Tim May wrote:
Namely, once the infrastructure is deployed, once most electronic commerce is handled via card tokens (and card readers are actually pretty cheap, and volume will drive the price down further), the President can cite some kind of national emergency, or widespread tax evasion, or whatnot, to announce that beginning on suc-and-such a date all cards must be licensed, even to domestic users.

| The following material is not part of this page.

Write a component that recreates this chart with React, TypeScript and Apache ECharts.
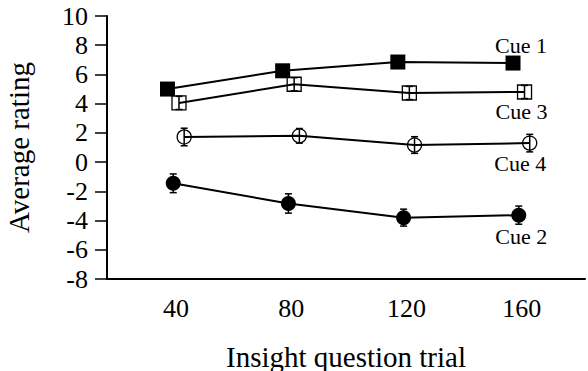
import React, { useEffect, useRef } from "react";
import * as echarts from "echarts";

const trials = [40, 80, 120, 160];
const yTicks = [-8, -6, -4, -2, 0, 2, 4, 6, 8, 10];
const cue1 = [5.0, 6.25, 6.85, 6.78];
const cue3 = [4.05, 5.33, 4.73, 4.8];
const cue4 = [1.72, 1.8, 1.17, 1.3];
const cue2 = [-1.45, -2.83, -3.8, -3.63];
const cue1Err = [0.4, 0.4, 0.4, 0.4];
const cue3Err = [0.45, 0.45, 0.45, 0.45];
const cue4Err = [0.6, 0.5, 0.57, 0.6];
const cue2Err = [0.64, 0.66, 0.58, 0.62];

const FONT = "Liberation Serif";

type Cue = {
  name: string;
  values: number[];
  errs: number[];
  dodge: number;
  symbol: string;
  size: number;
  filled: boolean;
  labelOffset: [number, number];
};

const cues: Cue[] = [
  { name: "Cue 1", values: cue1, errs: cue1Err, dodge: -3, symbol: "rect", size: 15, filled: true, labelOffset: [8, -18] },
  { name: "Cue 3", values: cue3, errs: cue3Err, dodge: 1, symbol: "rect", size: 14, filled: false, labelOffset: [-3, 20] },
  { name: "Cue 4", values: cue4, errs: cue4Err, dodge: 2.8, symbol: "circle", size: 14, filled: false, labelOffset: [-9.5, 20] },
  { name: "Cue 2", values: cue2, errs: cue2Err, dodge: -1, symbol: "circle", size: 15, filled: true, labelOffset: [2.5, 21] },
];

const tickRich = { t: { fontFamily: FONT, fontSize: 26, color: "#000" } };

export default function App() {
  const ref = useRef<HTMLDivElement>(null);
  useEffect(() => {
    if (!ref.current) return;
    const chart = echarts.init(ref.current, undefined, { renderer: "svg" });
    const series: any[] = [];
    cues.forEach((c) => {
      const last = c.values.length - 1;
      series.push({
        type: "line",
        name: c.name,
        data: c.values.map((v, i) => {
          const item: any = { value: [trials[i] + c.dodge, v] };
          if (i === last) {
            item.label = {
              show: true,
              position: "inside",
              offset: c.labelOffset,
              formatter: c.name,
              fontFamily: FONT,
              fontSize: 22,
              color: "#000",
            };
          }
          return item;
        }),
        symbol: c.symbol,
        symbolSize: c.size,
        showSymbol: true,
        lineStyle: { color: "#000", width: 2 },
        itemStyle: {
          color: c.filled ? "#000" : "rgba(0,0,0,0)",
          borderColor: "#000",
          borderWidth: c.filled ? 0 : 1.3,
        },
        z: 3,
      });
      series.push({
        type: "custom",
        name: c.name + " err",
        data: c.values.map((v, i) => [trials[i] + c.dodge, v, c.errs[i]]),
        encode: { x: 0, y: 1 },
        z: 4,
        renderItem: (params: any, api: any) => {
          const x = api.value(0);
          const y = api.value(1);
          const e = api.value(2);
          const top = api.coord([x, y + e]);
          const bot = api.coord([x, y - e]);
          const cap = 3.5;
          const st = { stroke: "#000", lineWidth: 1.5 };
          return {
            type: "group",
            children: [
              { type: "line", shape: { x1: top[0], y1: top[1], x2: bot[0], y2: bot[1] }, style: st },
              { type: "line", shape: { x1: top[0] - cap, y1: top[1], x2: top[0] + cap, y2: top[1] }, style: st },
              { type: "line", shape: { x1: bot[0] - cap, y1: bot[1], x2: bot[0] + cap, y2: bot[1] }, style: st },
            ],
          };
        },
      });
    });
    chart.setOption({
      animation: false,
      backgroundColor: "#fff",
      textStyle: { fontFamily: FONT, color: "#000" },
      grid: { left: 107, right: 3, top: 16, bottom: 92, containLabel: false, outerBoundsMode: "none" },
      xAxis: {
        type: "value",
        min: 16,
        max: 182,
        name: "Insight question trial",
        nameLocation: "middle",
        nameGap: 63,
        nameTextStyle: { fontFamily: FONT, fontSize: 29, color: "#000" },
        axisLine: { show: true, onZero: false, lineStyle: { color: "#000", width: 2 } },
        axisTick: { show: false },
        splitLine: { show: false },
        axisLabel: {
          customValues: trials,
          formatter: (v: number) => `{t|${v}}`,
          rich: tickRich,
          fontFamily: FONT,
          fontSize: 26,
          color: "#000",
          margin: 16,
        },
      },
      yAxis: {
        type: "value",
        min: yTicks[0],
        max: yTicks[yTicks.length - 1],
        interval: 2,
        name: "Average rating",
        nameLocation: "middle",
        nameGap: 74,
        nameTextStyle: { fontFamily: FONT, fontSize: 29, color: "#000" },
        axisLine: { show: true, onZero: false, lineStyle: { color: "#000", width: 2 } },
        axisTick: { show: true, inside: false, length: 12, lineStyle: { color: "#000", width: 1.5 } },
        splitLine: { show: false },
        axisLabel: {
          formatter: (v: number) => `{t|${v}}`,
          rich: tickRich,
          fontFamily: FONT,
          fontSize: 26,
          color: "#000",
          margin: 19,
        },
      },
      series,
    });
    return () => chart.dispose();
  }, []);
  return (
    <div
      ref={ref}
      style={{ position: "fixed", left: 0, top: 0, width: 588, height: 371 }}
    />
  );
}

Not to diminish the validity of Tim's alarm, is there not reason to anticipate that these tokens will be crackable. And thus continue the race between crypto enforcers and crackers? In addition to the recent successes against smart cards, there seems to be trouble with the government's program for widespread use of Fortezza cards, according to complaints of various military and civilian sites. The Fortezza site at ljl.com seems to have been set up so that open, easily accessible information could be gotten by the harried military users (see, for example, the list of Fortezza complaints at http://infosec.nosc.mil ). Moreover, there is surely to be continued competition among the players who are trying to increase their market share -- both government and commercial, both domestic and international. Will they not continue to attack each other's crypto products? And will not each nation's government continue to subsidize their favored producers in international economic and military contentions? The point is made on cypherpunks that the odds are increasingly on the crackers even if there are periodic gains by behind-the-scenes plots among the enforcers and there temporary allies (as Tim notes, these are often short- term romances). And that hardware systems are the most vulnerable due to their illusory physical security -- the fatal conceit that brawn can beat brains in crypto, as it claims it used to do in iron- and fire-power (that was before iron became subservient to code). Finally, take a look at the history of these "emergency" Executive Orders outlined in No. 12924 posted by Peter Junger. Then look at the predecessors to those at www.house.gov. They go back through several administrations and confirm what Hal first raised: there is a concerted effort to get around accountability for the continuation of the so-called emergency, and successive Congresses have been complicit in the camouflage.